Prerequisites for modern differential geometry

It may be possible to save time and simply skip classical differential geometry -- I studied some of it first from [3] and as part of [4].

As with most modern maths familiarity with differentiable manifolds is essential. This is very different from what is taught in schools and undergraduate courses and probably requires several attempts -- the definitions and examples can be found in [1], further examples in [2].

A basic understanding of principal bundles and associated bundles, which I again got from [1] and, geared towards application, in [5]. Also [6] might be useful.

Principles of Lie groups and algebras, also very quickly from [5], chapter 4.10.

I also briefly looked at [8] regarding bundle geometry.

The key to the modern point of view is the tangent space of the frame bundle (and to understand the meaning of horizontal and vertical tangent vectors).

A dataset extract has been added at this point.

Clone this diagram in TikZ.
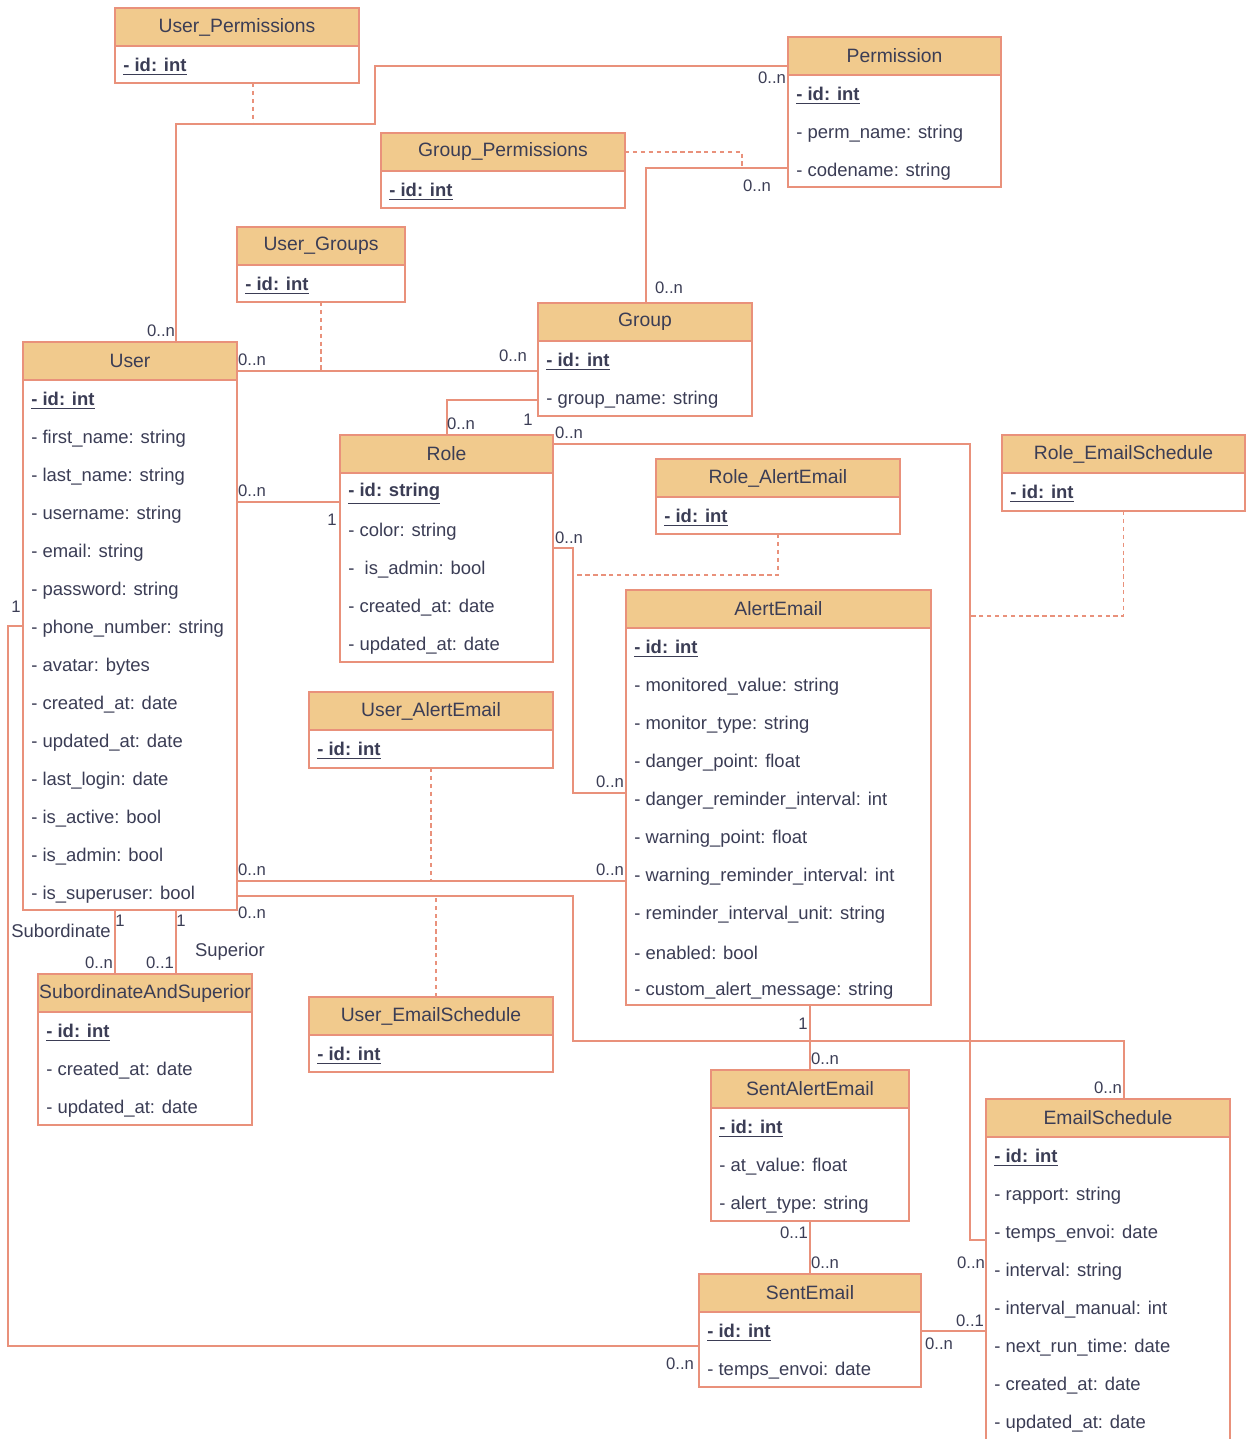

With this basic knowledge it is then useful to study [7], which separately explains and compares all three approaches in differential geometry (Riemann, Cartan, Ehresmann).


References

[1]  S. Sternberg: Lectures on differential geometry

[2]  R.O. Wells: Differential analysis on complex manifolds

[3]  E. Kreyszig: Differentialgeometrie

[4]  R. D'Inverno: Introducing Einstein's Relativity

[5]  S. Sternberg: Group Theory and Physics

[6]  N. Steenrod: The topology of fibre bundles

[7]  M. Spivak: Comprehensive introduction to differential geometry, Vol. 2

[8]  K. Nomizu: Lie groups and differential geometry